Little Tara
The American Civil War is the seminal event in Southern history. It created, defined and fertilized the history of the South as we now know or believe it today. The academic factual study of that war is the work of many scholars. What lives in our Southern hearts is the unequal blend of fact and legend. The way the nation looks at this period is the work of one movie: "GONE WITH THE WIND".
The 1939 release of "GWTW" was met by a review in "The New Yorker" magazine with, "Margaret Mitchell's bomb of a book has been made into a bomb of a film ." It did not, of course, bomb, but became the most popular movie of all time. It has endured every bump in the rocky road of race relations in the South from that moment forward. It uses expressions and honors emotions which are no longer allowed in popular entertainment. And it is popular throughout the length and breadth of the United States. We can't get enough of it.
Central to the movie is the character of Scarlet O'Hara and central to her character is Tara, the family plantation. She draws her strength from the red earth of Tara as we are told by Ashley Wilkes. Her father holds that land is the only thing which endures and that Tara must never fall from the family's grasp. It is to Tara that Scarlet returns to rebuild her life. Tara is all that separates her from the landless hordes. Tara is not about the oppression of Reconstruction nor the villainy of Carpetbaggers nor does it come to celebrate the grace and beauty of the old South nor does it excuse slavery. Tara is about land, the holding and working of one's land, the sense land having something akin to a soul. It suggests that land may define a person's point and purpose in living. To that end it is one of the film's few concepts which still has a place in American life.

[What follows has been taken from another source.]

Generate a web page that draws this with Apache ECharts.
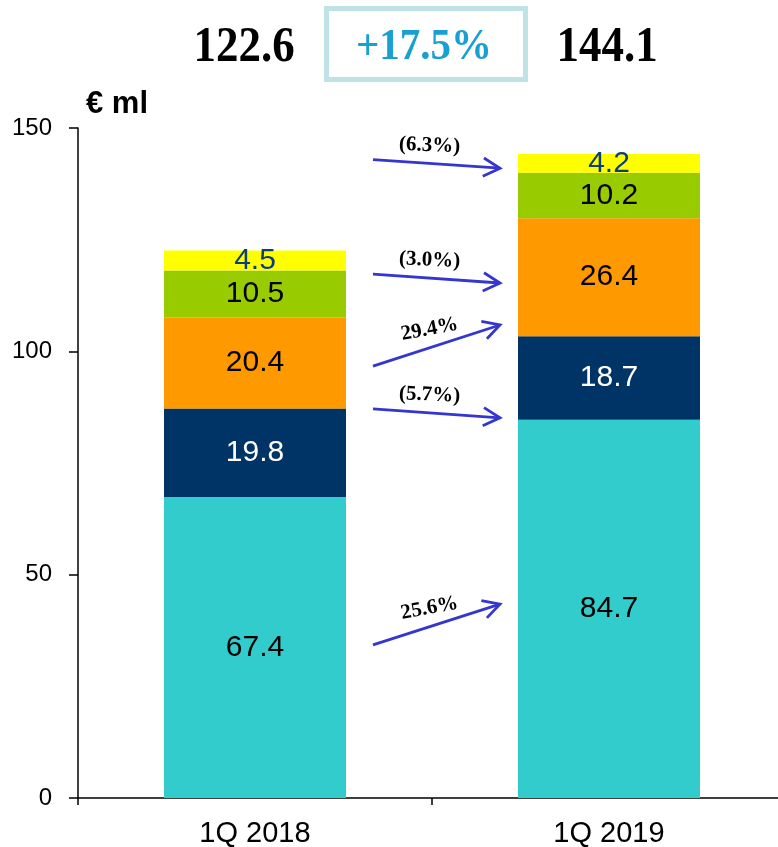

On the sign which proclaims the grounds with to be " Little Tara " there are the unmistakable trappings of Johnny Reb, but the implied message is more like "this is our property." If asked in we would not expect to find a suburban mansion or the garish appointments of faux plantation decor, but a house of normal proportions, a home to landed folks who may themselves draw strength and purpose from their piece of Johns Island earth.